• [EXERCISE DIRECTIONS]:
Reproduce, character for character, the lines below from the first through the one with "(966,5) rectangle (2046,1023);". Leave pictures out.

• [SOURCE EXCERPT]:
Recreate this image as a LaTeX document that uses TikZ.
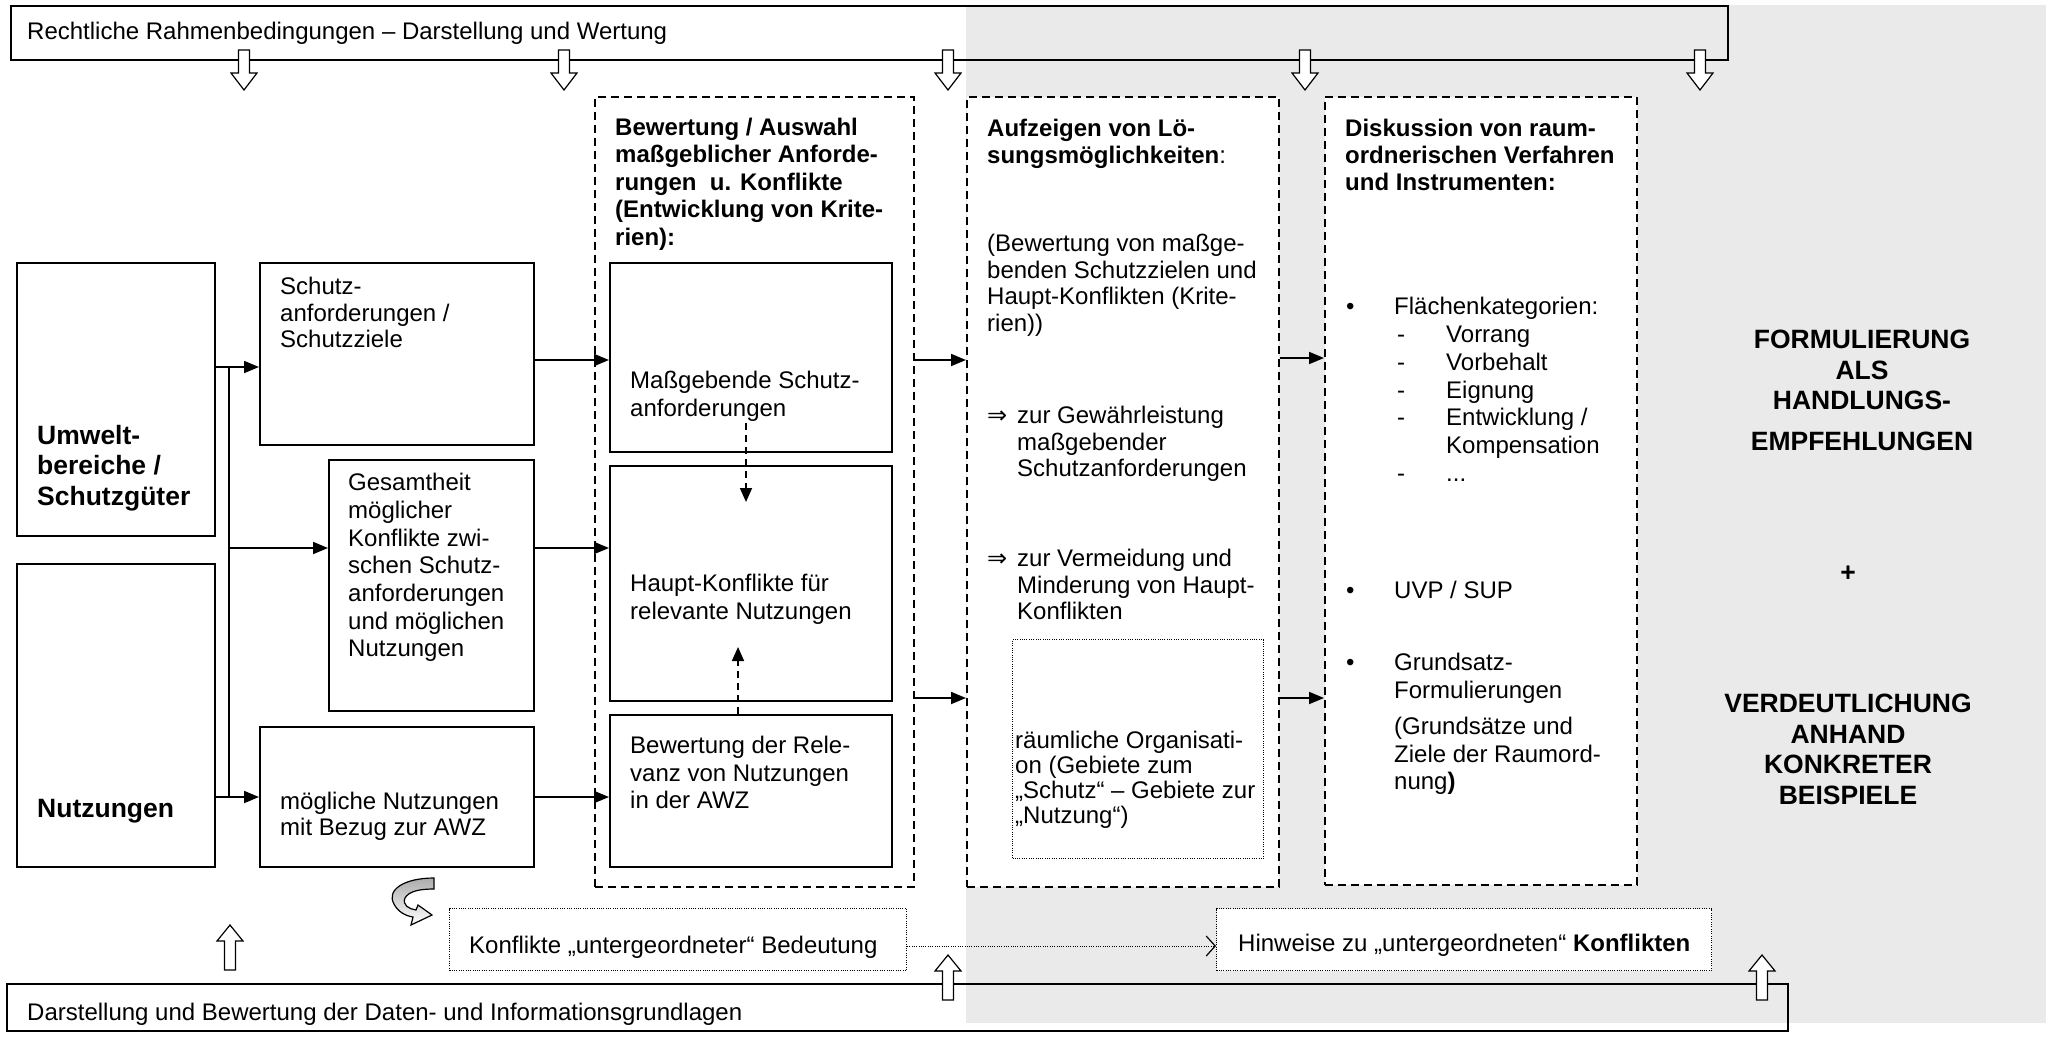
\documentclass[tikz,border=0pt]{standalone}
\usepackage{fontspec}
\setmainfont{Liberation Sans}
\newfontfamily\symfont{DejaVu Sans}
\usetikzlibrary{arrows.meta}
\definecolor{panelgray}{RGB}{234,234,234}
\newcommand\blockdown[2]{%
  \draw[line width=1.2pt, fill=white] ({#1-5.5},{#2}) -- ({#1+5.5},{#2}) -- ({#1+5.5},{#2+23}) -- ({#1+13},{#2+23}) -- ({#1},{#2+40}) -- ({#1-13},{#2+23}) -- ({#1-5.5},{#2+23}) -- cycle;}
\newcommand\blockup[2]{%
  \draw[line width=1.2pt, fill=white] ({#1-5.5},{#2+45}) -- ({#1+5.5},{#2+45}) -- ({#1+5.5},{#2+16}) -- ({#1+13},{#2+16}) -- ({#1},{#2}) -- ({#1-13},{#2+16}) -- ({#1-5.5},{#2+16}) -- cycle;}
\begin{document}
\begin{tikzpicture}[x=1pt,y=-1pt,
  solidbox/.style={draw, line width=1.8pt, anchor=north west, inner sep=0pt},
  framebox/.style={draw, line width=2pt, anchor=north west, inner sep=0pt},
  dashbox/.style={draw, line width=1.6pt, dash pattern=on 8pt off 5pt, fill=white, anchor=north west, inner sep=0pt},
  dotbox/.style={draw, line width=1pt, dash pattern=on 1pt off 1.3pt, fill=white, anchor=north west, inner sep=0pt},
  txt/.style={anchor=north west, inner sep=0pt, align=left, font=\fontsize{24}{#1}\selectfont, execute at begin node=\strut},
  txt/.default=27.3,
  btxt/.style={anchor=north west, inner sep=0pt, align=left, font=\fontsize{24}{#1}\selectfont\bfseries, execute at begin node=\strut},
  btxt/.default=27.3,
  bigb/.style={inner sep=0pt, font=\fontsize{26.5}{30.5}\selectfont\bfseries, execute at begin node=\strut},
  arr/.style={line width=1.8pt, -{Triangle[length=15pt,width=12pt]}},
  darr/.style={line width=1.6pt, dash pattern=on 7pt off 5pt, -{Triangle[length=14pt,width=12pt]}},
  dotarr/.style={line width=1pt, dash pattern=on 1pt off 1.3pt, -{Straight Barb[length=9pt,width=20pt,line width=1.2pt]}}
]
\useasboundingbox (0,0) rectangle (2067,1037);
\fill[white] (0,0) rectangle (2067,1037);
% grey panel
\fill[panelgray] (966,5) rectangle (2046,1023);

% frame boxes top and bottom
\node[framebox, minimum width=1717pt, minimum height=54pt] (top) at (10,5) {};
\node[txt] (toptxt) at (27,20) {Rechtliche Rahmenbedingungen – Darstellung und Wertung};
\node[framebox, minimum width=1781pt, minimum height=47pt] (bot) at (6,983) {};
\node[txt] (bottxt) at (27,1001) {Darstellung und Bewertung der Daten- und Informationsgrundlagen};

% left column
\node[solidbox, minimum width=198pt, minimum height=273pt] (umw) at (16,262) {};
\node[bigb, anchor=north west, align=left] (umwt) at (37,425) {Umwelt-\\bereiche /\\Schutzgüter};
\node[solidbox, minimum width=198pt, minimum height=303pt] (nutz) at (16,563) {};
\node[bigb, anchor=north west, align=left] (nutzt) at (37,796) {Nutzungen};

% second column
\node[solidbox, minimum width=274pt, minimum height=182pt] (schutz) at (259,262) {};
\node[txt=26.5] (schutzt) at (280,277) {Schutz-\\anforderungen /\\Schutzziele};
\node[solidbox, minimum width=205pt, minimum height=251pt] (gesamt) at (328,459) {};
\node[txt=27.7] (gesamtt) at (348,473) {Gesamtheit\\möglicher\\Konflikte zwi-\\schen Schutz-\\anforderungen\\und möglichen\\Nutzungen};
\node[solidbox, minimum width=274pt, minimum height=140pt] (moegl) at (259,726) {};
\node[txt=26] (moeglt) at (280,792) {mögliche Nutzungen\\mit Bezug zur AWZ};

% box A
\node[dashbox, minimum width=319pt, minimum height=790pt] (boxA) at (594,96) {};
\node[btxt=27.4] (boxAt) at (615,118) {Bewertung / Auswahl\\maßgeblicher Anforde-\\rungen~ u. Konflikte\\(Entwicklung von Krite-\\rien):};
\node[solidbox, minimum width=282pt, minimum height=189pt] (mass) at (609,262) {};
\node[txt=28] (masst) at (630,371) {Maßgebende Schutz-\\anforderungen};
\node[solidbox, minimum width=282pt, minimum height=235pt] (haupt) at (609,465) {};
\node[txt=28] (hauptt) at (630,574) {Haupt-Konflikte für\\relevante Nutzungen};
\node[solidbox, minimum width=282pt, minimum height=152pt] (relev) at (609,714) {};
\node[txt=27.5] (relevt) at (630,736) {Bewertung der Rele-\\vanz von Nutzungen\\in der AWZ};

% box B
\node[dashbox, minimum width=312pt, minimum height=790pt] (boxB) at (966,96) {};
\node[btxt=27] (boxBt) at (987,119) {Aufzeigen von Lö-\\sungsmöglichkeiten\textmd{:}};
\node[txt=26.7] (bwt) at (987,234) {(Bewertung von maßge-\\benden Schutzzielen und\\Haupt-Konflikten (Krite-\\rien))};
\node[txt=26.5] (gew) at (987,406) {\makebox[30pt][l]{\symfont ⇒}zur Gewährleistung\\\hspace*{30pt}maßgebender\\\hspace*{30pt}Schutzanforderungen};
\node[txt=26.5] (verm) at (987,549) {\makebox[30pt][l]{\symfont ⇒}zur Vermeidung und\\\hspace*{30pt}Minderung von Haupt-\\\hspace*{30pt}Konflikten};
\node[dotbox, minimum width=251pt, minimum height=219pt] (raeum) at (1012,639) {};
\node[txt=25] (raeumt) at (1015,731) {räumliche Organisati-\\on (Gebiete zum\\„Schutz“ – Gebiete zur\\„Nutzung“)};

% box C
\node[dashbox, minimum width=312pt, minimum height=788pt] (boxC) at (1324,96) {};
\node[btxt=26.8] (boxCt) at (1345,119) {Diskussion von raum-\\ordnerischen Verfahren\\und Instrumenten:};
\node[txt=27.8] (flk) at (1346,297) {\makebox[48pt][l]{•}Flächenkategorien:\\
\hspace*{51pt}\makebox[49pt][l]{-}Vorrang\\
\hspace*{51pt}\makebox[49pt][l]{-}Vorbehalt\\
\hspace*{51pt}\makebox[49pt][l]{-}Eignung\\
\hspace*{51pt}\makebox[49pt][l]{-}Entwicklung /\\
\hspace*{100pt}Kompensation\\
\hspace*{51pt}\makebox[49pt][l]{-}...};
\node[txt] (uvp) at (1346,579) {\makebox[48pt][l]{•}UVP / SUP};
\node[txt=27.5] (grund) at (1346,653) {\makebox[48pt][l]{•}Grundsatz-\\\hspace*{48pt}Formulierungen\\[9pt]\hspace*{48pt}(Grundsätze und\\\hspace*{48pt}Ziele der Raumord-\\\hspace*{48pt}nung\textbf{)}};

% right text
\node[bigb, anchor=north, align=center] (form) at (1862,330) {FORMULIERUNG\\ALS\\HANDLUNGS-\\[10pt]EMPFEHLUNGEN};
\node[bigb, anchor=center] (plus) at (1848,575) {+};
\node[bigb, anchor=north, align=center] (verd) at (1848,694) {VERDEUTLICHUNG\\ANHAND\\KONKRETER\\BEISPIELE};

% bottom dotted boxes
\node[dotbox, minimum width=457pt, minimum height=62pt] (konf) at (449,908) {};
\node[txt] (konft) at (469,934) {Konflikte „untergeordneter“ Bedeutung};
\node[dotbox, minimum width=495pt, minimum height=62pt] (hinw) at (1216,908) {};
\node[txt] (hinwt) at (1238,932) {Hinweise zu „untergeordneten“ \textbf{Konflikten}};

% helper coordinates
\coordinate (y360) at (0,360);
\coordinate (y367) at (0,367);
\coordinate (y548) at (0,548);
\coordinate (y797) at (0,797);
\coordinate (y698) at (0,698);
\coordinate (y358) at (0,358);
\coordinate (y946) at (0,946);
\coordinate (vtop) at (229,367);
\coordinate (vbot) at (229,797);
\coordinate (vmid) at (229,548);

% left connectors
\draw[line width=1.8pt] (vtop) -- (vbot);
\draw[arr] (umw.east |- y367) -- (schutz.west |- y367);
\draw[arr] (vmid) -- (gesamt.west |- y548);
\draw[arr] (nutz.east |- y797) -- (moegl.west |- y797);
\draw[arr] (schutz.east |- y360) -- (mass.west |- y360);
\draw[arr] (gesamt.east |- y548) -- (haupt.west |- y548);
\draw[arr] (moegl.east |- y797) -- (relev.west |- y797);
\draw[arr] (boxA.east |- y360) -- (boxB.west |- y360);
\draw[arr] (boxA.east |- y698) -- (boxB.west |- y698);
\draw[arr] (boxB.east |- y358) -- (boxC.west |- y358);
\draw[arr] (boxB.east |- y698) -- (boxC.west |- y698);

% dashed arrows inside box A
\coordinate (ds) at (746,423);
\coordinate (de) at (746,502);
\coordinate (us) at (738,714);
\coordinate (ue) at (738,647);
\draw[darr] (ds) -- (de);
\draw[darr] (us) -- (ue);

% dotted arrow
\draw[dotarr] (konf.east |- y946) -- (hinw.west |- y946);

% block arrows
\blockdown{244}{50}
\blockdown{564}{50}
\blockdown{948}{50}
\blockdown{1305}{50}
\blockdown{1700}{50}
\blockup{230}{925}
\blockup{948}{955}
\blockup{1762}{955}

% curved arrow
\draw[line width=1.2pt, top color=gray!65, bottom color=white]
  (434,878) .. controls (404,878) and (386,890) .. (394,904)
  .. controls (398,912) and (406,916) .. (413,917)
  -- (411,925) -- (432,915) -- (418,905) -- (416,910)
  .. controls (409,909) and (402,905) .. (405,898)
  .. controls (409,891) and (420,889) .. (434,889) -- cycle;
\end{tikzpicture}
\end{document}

• [EXPECTED OUTPUT]:
Recreate this image as a LaTeX document that uses TikZ.
\documentclass[tikz,border=0pt]{standalone}
\usepackage{fontspec}
\setmainfont{Liberation Sans}
\newfontfamily\symfont{DejaVu Sans}
\usetikzlibrary{arrows.meta}
\definecolor{panelgray}{RGB}{234,234,234}
\newcommand\blockdown[2]{%
  \draw[line width=1.2pt, fill=white] ({#1-5.5},{#2}) -- ({#1+5.5},{#2}) -- ({#1+5.5},{#2+23}) -- ({#1+13},{#2+23}) -- ({#1},{#2+40}) -- ({#1-13},{#2+23}) -- ({#1-5.5},{#2+23}) -- cycle;}
\newcommand\blockup[2]{%
  \draw[line width=1.2pt, fill=white] ({#1-5.5},{#2+45}) -- ({#1+5.5},{#2+45}) -- ({#1+5.5},{#2+16}) -- ({#1+13},{#2+16}) -- ({#1},{#2}) -- ({#1-13},{#2+16}) -- ({#1-5.5},{#2+16}) -- cycle;}
\begin{document}
\begin{tikzpicture}[x=1pt,y=-1pt,
  solidbox/.style={draw, line width=1.8pt, anchor=north west, inner sep=0pt},
  framebox/.style={draw, line width=2pt, anchor=north west, inner sep=0pt},
  dashbox/.style={draw, line width=1.6pt, dash pattern=on 8pt off 5pt, fill=white, anchor=north west, inner sep=0pt},
  dotbox/.style={draw, line width=1pt, dash pattern=on 1pt off 1.3pt, fill=white, anchor=north west, inner sep=0pt},
  txt/.style={anchor=north west, inner sep=0pt, align=left, font=\fontsize{24}{#1}\selectfont, execute at begin node=\strut},
  txt/.default=27.3,
  btxt/.style={anchor=north west, inner sep=0pt, align=left, font=\fontsize{24}{#1}\selectfont\bfseries, execute at begin node=\strut},
  btxt/.default=27.3,
  bigb/.style={inner sep=0pt, font=\fontsize{26.5}{30.5}\selectfont\bfseries, execute at begin node=\strut},
  arr/.style={line width=1.8pt, -{Triangle[length=15pt,width=12pt]}},
  darr/.style={line width=1.6pt, dash pattern=on 7pt off 5pt, -{Triangle[length=14pt,width=12pt]}},
  dotarr/.style={line width=1pt, dash pattern=on 1pt off 1.3pt, -{Straight Barb[length=9pt,width=20pt,line width=1.2pt]}}
]
\useasboundingbox (0,0) rectangle (2067,1037);
\fill[white] (0,0) rectangle (2067,1037);
% grey panel
\fill[panelgray] (966,5) rectangle (2046,1023);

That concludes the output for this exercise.